Good working relationships are key to success.

It's official: Employees who have a best mate at work are more likely to be happy whilst there. Whether you have a desk buddy, coffee buddy or someone to have a chat with in the lunchroom, positive work relationships are key to career happiness.

Why are good working relationships important?

  • Workers who have a mate in the workplace are more likely to be satisfied in their jobs than those who don't. Workers are also more creative and productive when they have a positive work environment, and work friendships form a significant part of that.

  • Effective relationships are an important tool for career progression – both within your current company and when you choose to leave. Good working relationships built on mutual trust will ensure you'll always have someone to contact for a reference.

  • Building relationships at work means greater support in the workplace and a higher chance of your colleagues backing your initiatives and supporting your decision-making.

How to create and maintain good working relationships

Strong and effective working relationships don't happen overnight, but there are several things you can do to start building these types of relationships with your colleagues, managers and relevant stakeholders straight away.

1.  Make time to build relationships at work

The simplest thing you can do is to actively make time for those around you. All it takes is a spare five minutes to walk over to a colleague's desk and strike up a conversation. Whether it's work-related or not, those five minutes a day will help you build a connection and gain trust – the perfect ingredients for a positive working relationship.

2.  Focus on building mutual trust with your colleagues

A relationship is nothing without trust, and your work relationships are no different; a working relationship is only effective when mutual trust exists. Amanda Augustine, careers expert for TopCV, suggests that delivering on commitments is an important way to build trust with your colleagues. Whether you volunteer yourself for a coffee run or schedule a training session with your team, follow through on your promises. Trust is reciprocal – when you can trust a colleague, they are more likely to feel like they can trust you.

3.  Listen to others

At the centre of effective communication is good listening. While it's understandably important to share your own ideas and be able to speak up in front of colleagues, good communication and relationship building is dependent upon being able to listen to others.

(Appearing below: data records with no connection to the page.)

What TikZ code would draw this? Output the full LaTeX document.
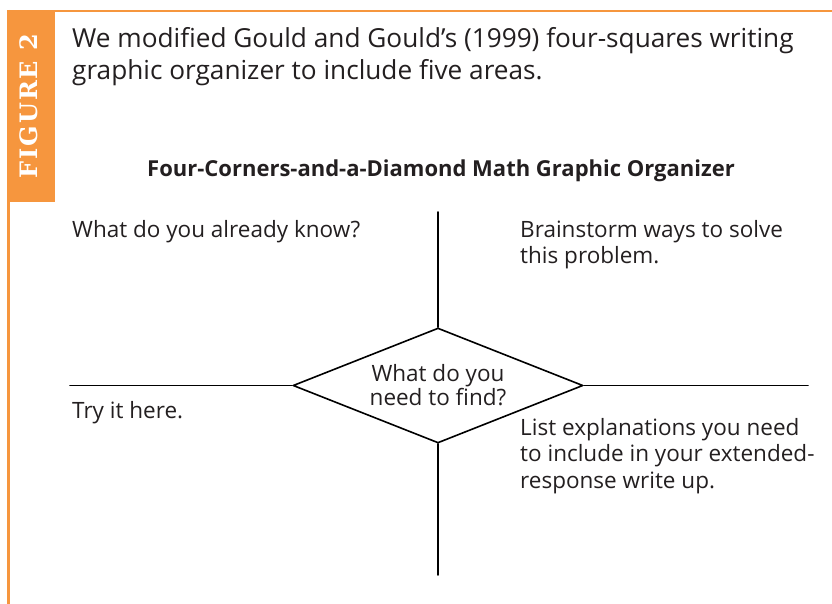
\documentclass[tikz,border=0pt]{standalone}
\usepackage{fontspec}
\setmainfont{Open Sans}
\newfontfamily\tabfont[LetterSpace=8]{DejaVu Serif}
\usetikzlibrary{shapes.geometric}
\definecolor{figorange}{HTML}{F6963E}
\definecolor{inkgray}{HTML}{231F20}
\tikzset{
  rule/.style={black, line width=1.6pt},
  areatext/.style={anchor=base west, inner sep=0pt, align=left, text=inkgray, font=\fontsize{22.5}{26.5}\selectfont},
}
\begin{document}
\begin{tikzpicture}[x=1pt, y=-1pt, line join=round, line cap=round]
  \useasboundingbox (0,0) rectangle (832,604);
  % orange frame and tab
  \fill[figorange] (7,10) rectangle (55,202);
  \draw[figorange, line width=2.5pt, line cap=butt] (7,11.25) -- (832,11.25);
  \draw[figorange, line width=2.5pt, line cap=butt] (8.25,10) -- (8.25,604);
  \node[rotate=90, text=white, inner sep=0pt, font=\tabfont\bfseries\fontsize{24}{24}\selectfont] (figlabel) at (28.5,106) {FIGURE 2};
  % caption (base = last line)
  \node[anchor=base west, inner sep=0pt, align=left, font=\fontsize{26.2}{32}\selectfont, text=inkgray] (caption) at (72,80)
    {We modified Gould and Gould's (1999) four-squares writing\\graphic organizer to include five areas.};
  \node[anchor=base, inner sep=0pt, text=inkgray, font=\bfseries\fontsize{22}{24}\selectfont] (heading) at (441,177)
    {Four-Corners-and-a-Diamond Math Graphic Organizer};
  % the four corners and the diamond
  \coordinate (topend) at (438,212); \coordinate (botend) at (438,575);
  \coordinate (leftend) at (70,385.5); \coordinate (rightend) at (808,385.5);
  \node[diamond, draw, rule, aspect=2.5, inner sep=0pt, minimum width=290pt, minimum height=115pt, align=center,
        text=inkgray, font=\fontsize{22.5}{24}\selectfont] (find) at (438,385.5) {What do you\\need to find?};
  \draw[rule] (find.north) -- (topend);
  \draw[rule] (find.south) -- (botend);
  \draw[rule] (find.west) -- (leftend);
  \draw[rule] (find.east) -- (rightend);
  \node[areatext] (know) at (72,237) {What do you already know?};
  \node[areatext] (solve) at (520,263.5) {Brainstorm ways to solve\\this problem.};
  \node[areatext] (try) at (72,418) {Try it here.};
  \node[areatext] (explain) at (520,488) {List explanations you need\\to include in your extended-\\response write up.};
\end{tikzpicture}
\end{document}
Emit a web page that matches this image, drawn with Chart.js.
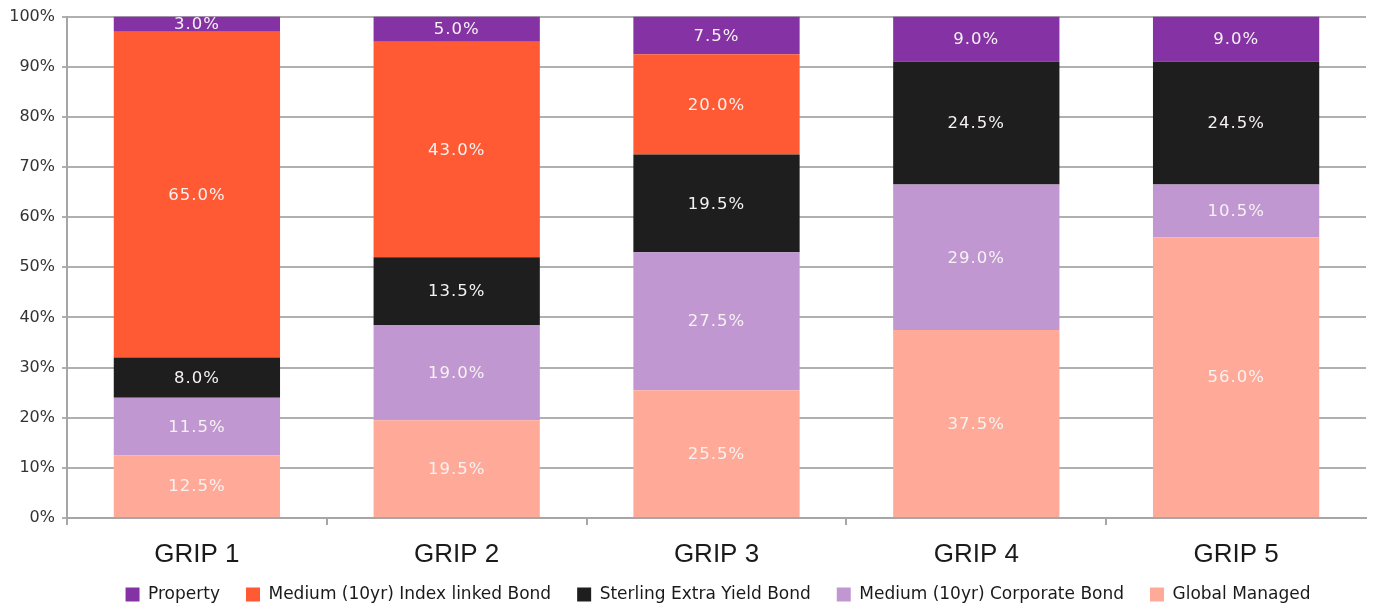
<!DOCTYPE html>
<html>
<head>
<meta charset="utf-8">
<script src="https://cdn.jsdelivr.net/npm/chart.js@4/dist/chart.umd.min.js"></script>
<style>
html,body{margin:0;padding:0;background:#fff;}
#wrap{width:1374px;height:605px;position:relative;}
</style>
</head>
<body>
<div id="wrap"><canvas id="c" width="1374" height="605"></canvas></div>
<script>
const categories = ["GRIP 1", "GRIP 2", "GRIP 3", "GRIP 4", "GRIP 5"];
const globalManaged = [12.5, 19.5, 25.5, 37.5, 56.0];
const corporateBond = [11.5, 19.0, 27.5, 29.0, 10.5];
const sterlingBond = [8.0, 13.5, 19.5, 24.5, 24.5];
const indexLinkedBond = [65.0, 43.0, 20.0, 0, 0];
const property = [3.0, 5.0, 7.5, 9.0, 9.0];
const yTicks = [0, 10, 20, 30, 40, 50, 60, 70, 80, 90, 100];

const SANS = "'Liberation Sans', Arial, sans-serif";
const WIDE = "'DejaVu Sans', sans-serif";

const labelPlugin = {
  id: 'barLabels',
  afterDatasetsDraw(chart) {
    const ctx = chart.ctx;
    ctx.save();
    ctx.font = "16.5px " + WIDE;
    ctx.letterSpacing = "1px";
    ctx.fillStyle = "#f6f2f2";
    ctx.textAlign = "center";
    ctx.textBaseline = "middle";
    chart.data.datasets.forEach((ds, i) => {
      const meta = chart.getDatasetMeta(i);
      meta.data.forEach((el, j) => {
        const v = ds.data[j];
        if (!v) return;
        ctx.fillText(v.toFixed(1) + "%", el.x, (el.y + el.base) / 2 + 1);
      });
    });
    ctx.restore();
  }
};

const legendShift = {
  id: 'legendShift',
  afterLayout(chart) {
    const l = chart.legend;
    if (!l) return;
    l.top -= 8; l.bottom -= 8;
    l.left += 35; l.right += 35;
  }
};

new Chart(document.getElementById('c'), {
  type: 'bar',
  data: {
    labels: categories,
    datasets: [
      {label: "Global Managed", data: globalManaged, backgroundColor: "#FFAA99"},
      {label: "Medium (10yr) Corporate Bond", data: corporateBond, backgroundColor: "#C197D2"},
      {label: "Sterling Extra Yield Bond", data: sterlingBond, backgroundColor: "#1E1E1E"},
      {label: "Medium (10yr) Index linked Bond", data: indexLinkedBond, backgroundColor: "#FF5A33"},
      {label: "Property", data: property, backgroundColor: "#8533A4"}
    ]
  },
  options: {
    responsive: false,
    animation: false,
    layout: {padding: {top: 8, right: 8, left: 0, bottom: -16}},
    datasets: {bar: {barPercentage: 0.64, categoryPercentage: 1.0, borderWidth: 0}},
    scales: {
      x: {
        stacked: true,
        grid: {
          offset: true,
          drawOnChartArea: false,
          tickLength: 7,
          lineWidth: 2,
          color: (c) => (c.index === undefined ? 'rgba(0,0,0,0)' : '#a6a6a6')
        },
        border: {color: '#a6a6a6', width: 2},
        ticks: {font: {family: SANS, size: 26}, color: '#1a1a1a', padding: 14},
        afterFit(scale) { scale.height = 50; }
      },
      y: {
        stacked: true,
        min: 0, max: 100,
        afterBuildTicks(scale) { scale.ticks = yTicks.map(v => ({value: v})); },
        grid: {color: '#b0b0b0', lineWidth: 2, tickLength: 5},
        border: {color: '#a6a6a6', width: 2},
        ticks: {font: {family: WIDE, size: 16}, color: '#333', padding: 7, callback: v => v + '%'},
        afterFit(scale) { scale.width = 67; }
      }
    },
    plugins: {
      tooltip: {enabled: false},
      legend: {
        position: 'bottom',
        reverse: true,
        labels: {
          font: {family: WIDE, size: 17},
          color: '#1a1a1a',
          boxWidth: 14, boxHeight: 14,
          padding: 26
        }
      }
    }
  },
  plugins: [labelPlugin, legendShift]
});
</script>
</body>
</html>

When meeting new colleagues or associates, it's important to put your listening skills to good use. Show them that you're interested in getting to know them and ask questions about their role, their work background and their interests. Augustine recommends asking 'open-ended questions that will help you get to know your new work associate'. Colleagues are more likely to support one another in the workplace when they feel like they are listened to and respected.

4.  Avoid office politics or gossip

Gossip: Every workplace has it. It may seem harmless to share, listen or contribute to, but in reality, it can be detrimental to both a positive work environment and your career. Office gossip has the powerful ability to foster disengagement and negative feelings toward your job, management and your company, resulting in dissatisfaction in the workplace. Similarly, if you gain a reputation as a gossip, your colleagues may lose trust in you. Therefore, if you're in the process of cultivating strong working relationships, gossip is your number one enemy.

It's important to find balance in good working relationships. Think of the old 'friendly but not too friendly' adage. You want to feel comfortable, respected and supported by your colleagues, but you want to try to avoid engaging in any conversations or behaviour that doesn't belong in a professional environment.

So, how do you avoid workplace gossip? If you start to hear gossip in the workplace, simply remove yourself from the situation. Your workload is always a viable excuse: 'I've got a huge to-do list so I'm just going to sit in a meeting room with my laptop for the next hour', or, 'I need to concentrate on this task so I'm just going to pop my headphones in.'

5.  Give praise where praise is due

If you want to cultivate authentic relationships with your colleagues, Augustine suggests giving credit to your co-workers when they've done a good job. Make a point of congratulating them on their successes or commenting on a project they've completed – anything that lets them know you've seen their hard work and think they've gone above and beyond. This is particularly important for people in management positions.

6.  Handle difficult relationships with care

When dealing with the subject of building relationships at work, it's important to take care when handling difficult relationships. Others won't always agree with you, and that's OK; a difference of opinion can often be useful, as it might offer insight to something you hadn't thought of. If you are having trouble building a relationship with a colleague, remember to always respect their point of view and try to find a level of trust. Be direct and straightforward with your ideas so they know exactly where you stand, but also be welcoming toward their ideas. Try to view every interaction as a collaboration – two people with different backgrounds and ideas using their unique perspectives to achieve a common goal.

Final thoughts

During the course of their career, the average British worker will have 812 work arguments and make 7,967 cups of coffee or tea for their colleagues. They will spend 14,053 hours commuting to and from the office and work, on average, 204 days of overtime. When you're spending all this time in the workplace, a positive work environment becomes essential to career satisfaction and overall happiness. Therefore, making time to create and maintain positive relationships in the workplace is well worth your time.